What cute little creatures! – SQUASH!

The fur flies and crawls and bites

MSNBC has a story on the mink released near Seattle earlier this year. I posted on the story in September and followed up a couple of weeks ago, but this piece has a few interesting notes. Among them:

THE ESCAPEES STINK to high heaven, but that is the least of [Washington native] Weaver’s complaints. They have slaughtered dozens of his ducks and chickens, feasted on fingerling salmon in his creek and had the temerity to bite his dog in the throat. One of them leaped out of the shadows and scratched his arm. “For the size of the animal, I have never seen such a killer,” said Weaver, 48, a laid-off Boeing worker who now works as a fishing guide. “They are brutal little guys.”

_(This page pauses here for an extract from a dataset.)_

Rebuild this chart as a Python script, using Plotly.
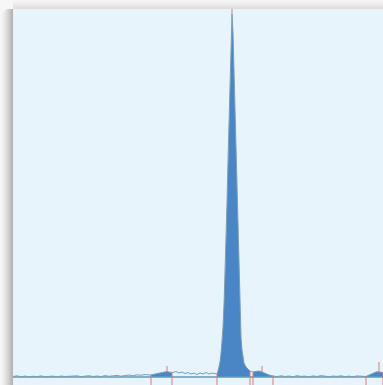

In the first few hours after the minks got loose, cars squashed a couple hundred of them. Kate Roesler, whose husband has helped run the fur farm here for 25 years, explained why so many minks ran into oncoming traffic.
“We feed them from motorized carts,” she said. “They have been conditioned to associate the sound of a motor with food.”


Jeffery Weaver, who owns a pair of night-vision goggles, has observed them adapting, with apparent aplomb, to life on the wild side.
He said he has sat up all night on his wooded, creek-braided three-acre property and, wearing his night-vision gear, watched minks nibble on ripe blackberries, catch small salmon and kill his ducks.

However, some of those that have eluded capture seem to be adapting.

“A few weeks ago, when they first got out, they were freaked,” Weaver said. “Now, some of them are starting to do quite well.”
Ruth Milner, district biologist for the Washington Department of Fish and Wildlife, agrees that some of the minks will probably be able to carve out a niche for themselves in the foothills of the Cascades. The area is laced with rivers and rich in fish, rodents and other small mammals upon which minks prey.
“There is a pretty brutal learning curve for predators in the wild,” Milner said. “But if they survive the first few months or get through the first winter, they’ll probably make it.”

I imagine that a number of the minks are going to make it through the winter and go on to live in the wild. The article notes that there are already wild mink in the area, so apparently the setting is good and if the escapees can be assimilated into the local population, they’ll have it made.

What if all 10,000 had remained on the loose, however? If residents are seeing (and smelling) trouble now, what would it be like with ten times as many of the little guys on the loose? More would have survived, based on the large number, but I doubt the percentage would be as high as it will now. And I doubt the percentage is going to be all that high the way it is.

While not at all apologizing for the fur industry, this is not the way to help. And as long as extremist groups like the Animal Liberation Front, who performed the break, carry on like this, the more level-headed proponents of animal rights are not going to be a able to make much headway.